Wednesday, April 28, 2010

Ice Cream Brownie Cake



Happy VERY belated birthday, Elyse! Haha, oh man. So I wish I had the opportunity to take a picture of the inside of the cake, however I was the cake cutter at the party and felt it was a little too--weird-- if I stopped everything to do that. So this is what you get. :)

Yes, I know, it's SUPERBLY uneven, the frosting is terrible, the writing is crooked, but man oh man, was it good. I bought a Ghiradelli's Dark Chocolate brownie mix from the store as well as some frosting and went at it.

I say this is a budget dessert because this in comparison to buying an actual ice cream cake---well, those can run you $30-40 depending on where you get it and it wouldn't be this large. I was lucky enough to get my ice cream (Breyer's Vanilla) on sale for $2.88 per container. Can I just take a moment to say how things keep shrinking in size?? It used to be a half gallon container, now its a slim 1.2 L container selling for an original price of almost $5! Are they joking? Too bad the brownie mix wasn't on sale, but $3 for a bit of heaven without making my own brownies from scratch on the same day that I was making lemon bars--well, I'm willing to deal. Since I'm seriously unemployed, cheaper (for the most part because I can't say the same thing for cheap napkins from Target) is better. This was my birthday present to Elyse--a homemade ice cream brownie cake.

Recipe:

1 prepackaged cake or brownie mix
3 quarts of ice cream
1 13 x 9 x 2in baking dish
1 can of frosting
1/4c sprinkles
Foil or parchment paper

1. Line your baking dish with foil or parchment paper for ice cream. Scoop softened ice cream onto lined baking dish and try to smooth or even out as best as you can. Making it even is always the hard part. After you've made a layer a little under 1" high freeze baking dish with ice cream covered with foil until hardened.

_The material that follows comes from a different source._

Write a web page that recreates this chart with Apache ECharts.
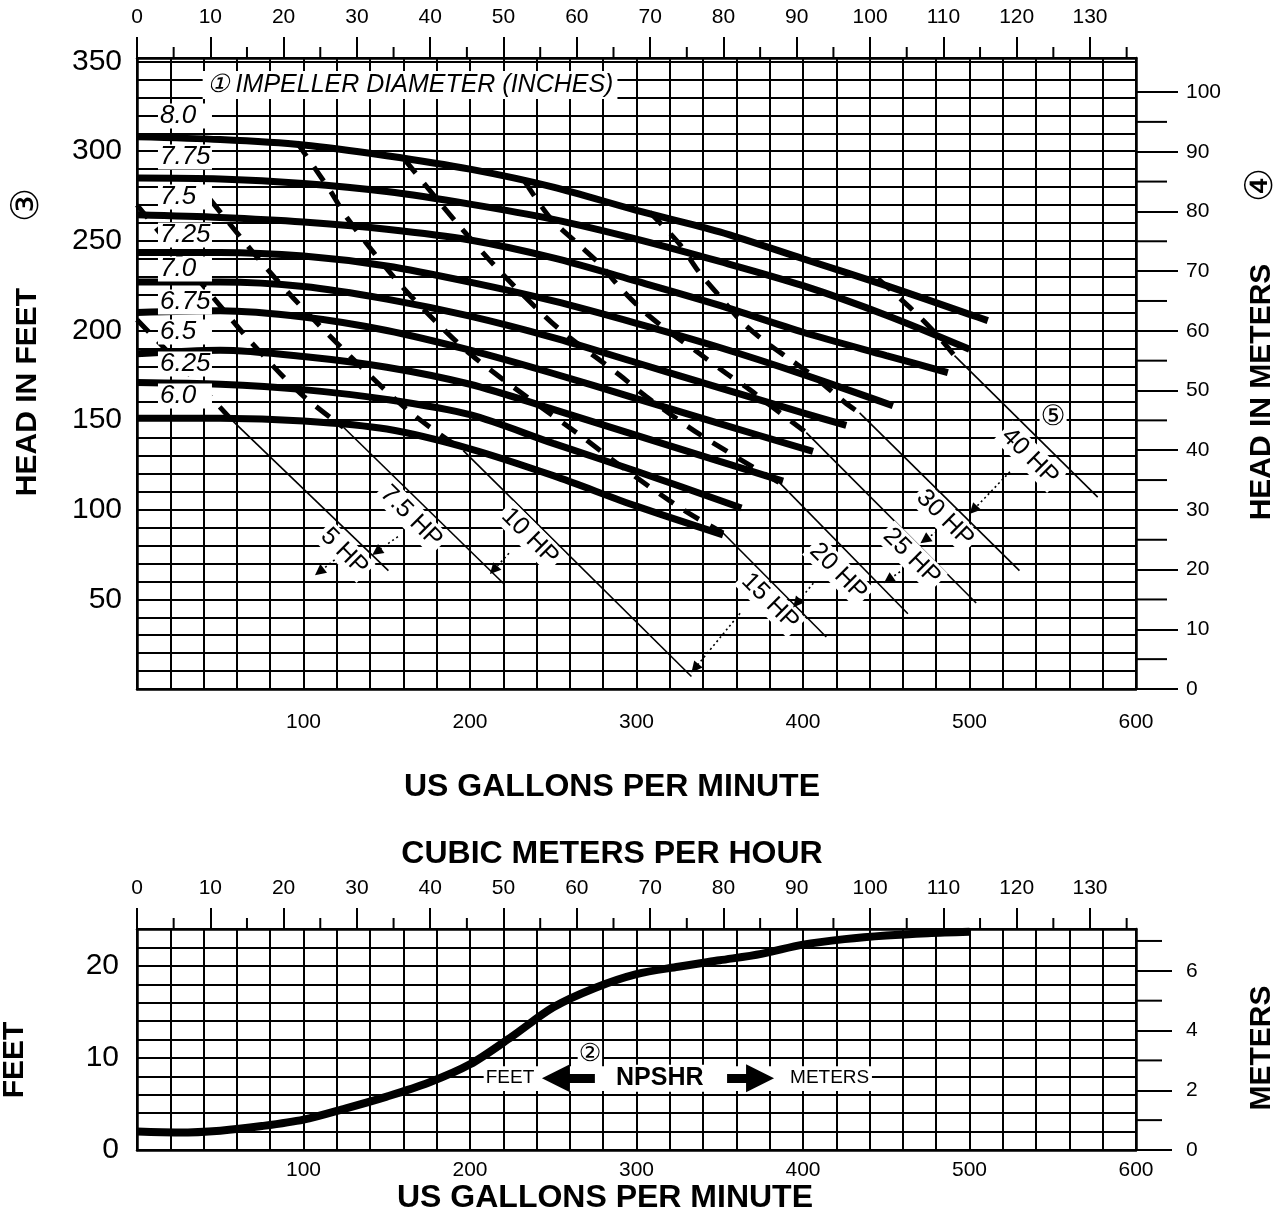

2. After a few hours, remove ice cream from baking dish. This should be easy because of your foil underneath. Replace ice cream in freezer. I used a larger baking dish and put the ice cream in it with the foil on it still.

3. Prepare brownie mix and bake as directed in the same baking dish you originally used for the ice cream. It will be a thinner layer of brownie than the directions call for, so keep an eye on it to cook faster and not burn. Luckily because you'll be freezing it later, if your brownie comes out a little more done or underdone than normal, it will be fine because it firms up.

4. After your brownie is done baking, cool it down to still a little warm and place layer of ice cream on top. This way, hopefully your ice cream will melt just a little into the brownie to help the brownie and ice cream stick together when you cut it. (I had a little bit of a problem with this.)

5. Top ice cream layer with frosting, filling in any cracks. Of course if you had ice cream cracks, you can always add in more ice cream.

6. Sprinkles, flowers, etc. As you can see, I had some leftover beautiful baby blue sprinkles from my sister's baby shower and proceeded to carefully draw out Elyse on the top, cuz I wasn't crazy enough to write out Happy Birthday.

There are other ways to do this too. You could always take a page from Baskin Robbins and use a wire or string and after removing the carton from the ice cream, proceed to cut the ice cream in horizontal slices and place them on top. This didn't work well with the size of my dish so I ditched this option.

Obviously all of these things can be tweaked to your own specifications. I used the Dark chocolate brownie mix, but feel free to use a vanilla cake, a funfetti cake, a lemon cake, etc. The possibilities are endless. Same goes for the ice cream, maybe try a sorbetto instead which could be light and fun. You could also use a cream cheese frosting or a funfetti frosting. (Can you tell I like the funfetti? It's so pretty.) You could also get crazy and use a sheet cake and cut that in half horizontally and then have a layer of cake followed by a layer of ice cream followed by a layer of cake again and then frosting. That looks so much prettier than my ugly second cousin cake. :)

Needless to say, it was an absolute hit. The dark chocolate brownie complimented so well with just plain ol' vanilla ice cream by balancing out the sweetness. It was very well received and most of it was gone. Just have fun and enjoy!

5 of 5 stars! YUMMY.

1 comment:

  1. mmm, this looks yummy! and i like that you used sprinkles to spell the name, rather than using more icing.